Performance limitation (5.5.7-5.5.8) - Deutschina's Tech Diary

>>> cfd = nltk.ConditionalFreqDist(
...             ((x[1], y[1], z[0]), z[1])
...             for sent in brown_tagged_sents
...             for x, y, z in nltk.trigrams(sent))
>>> ambiguous_contexts = [c for c in cfd.conditions() if len(cfd[c]) > 1]
>>> sum(cfd[c].N() for c in ambiguous_contexts) / cfd.N()
0
>>> from __future__ import division
>>> sum(cfd[c].N() for c in ambiguous_contexts) / cfd.N()
0.049297702068029296

In ambiguous_contexts, more than one different tags are assigned even under the same contexts (tags of neighbor words). The last formula is to calculate share of ambiguous_contexts, around 5%(0.04929...).

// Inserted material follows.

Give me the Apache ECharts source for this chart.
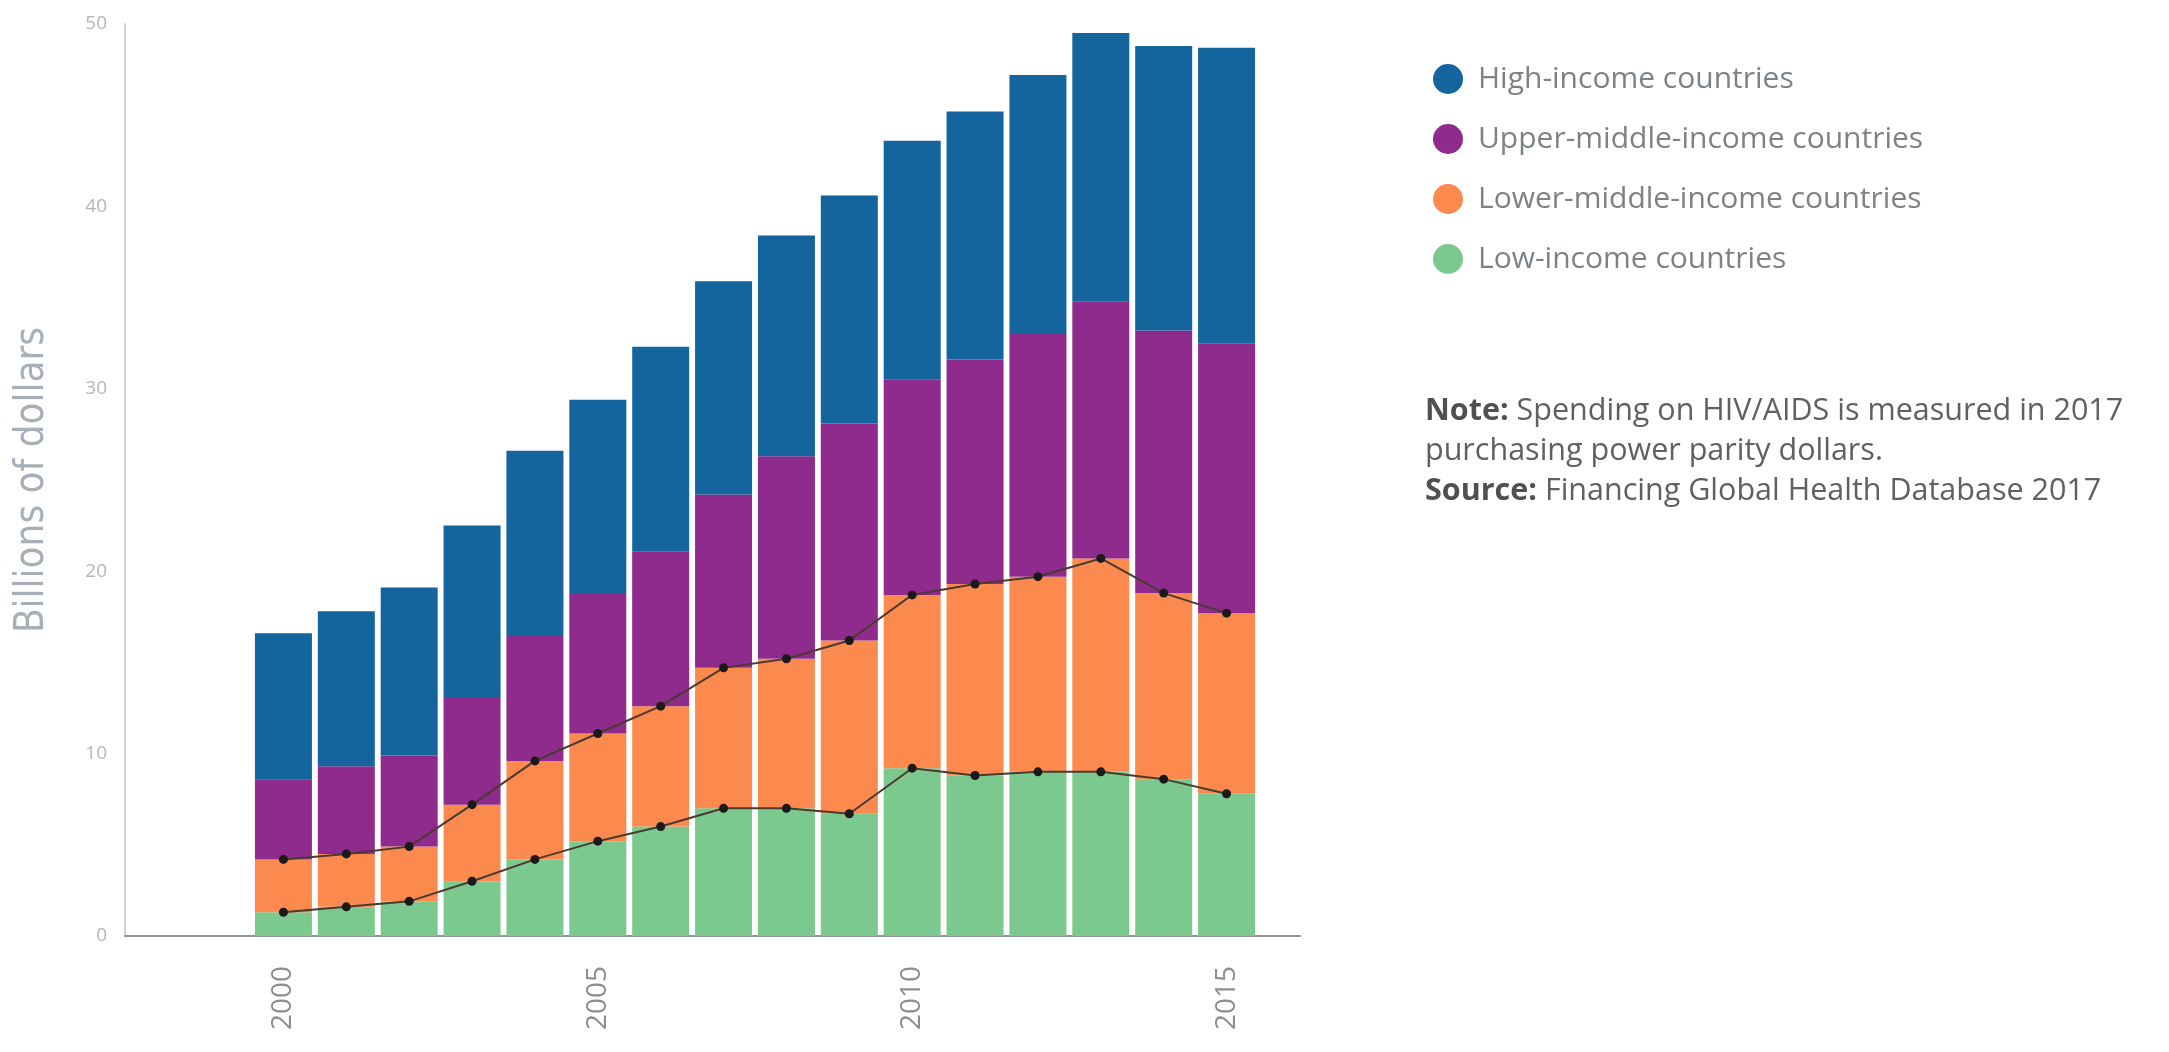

>>> test_tags = [tag for sent in brown.sents(categories='editorial')
...             for (word, tag) in t2.tag(sent)]
>>> gold_tags = [tag for (word, tag) in brown.tagged_words(categories='editorial')]
>>> print nltk.ConfusionMatrix(gold_tags, test_tags)
....

This matrix is to compare gold standard and assigned tags. However, the out put is too wide, likely more than 800 columns per row. Not easy to display...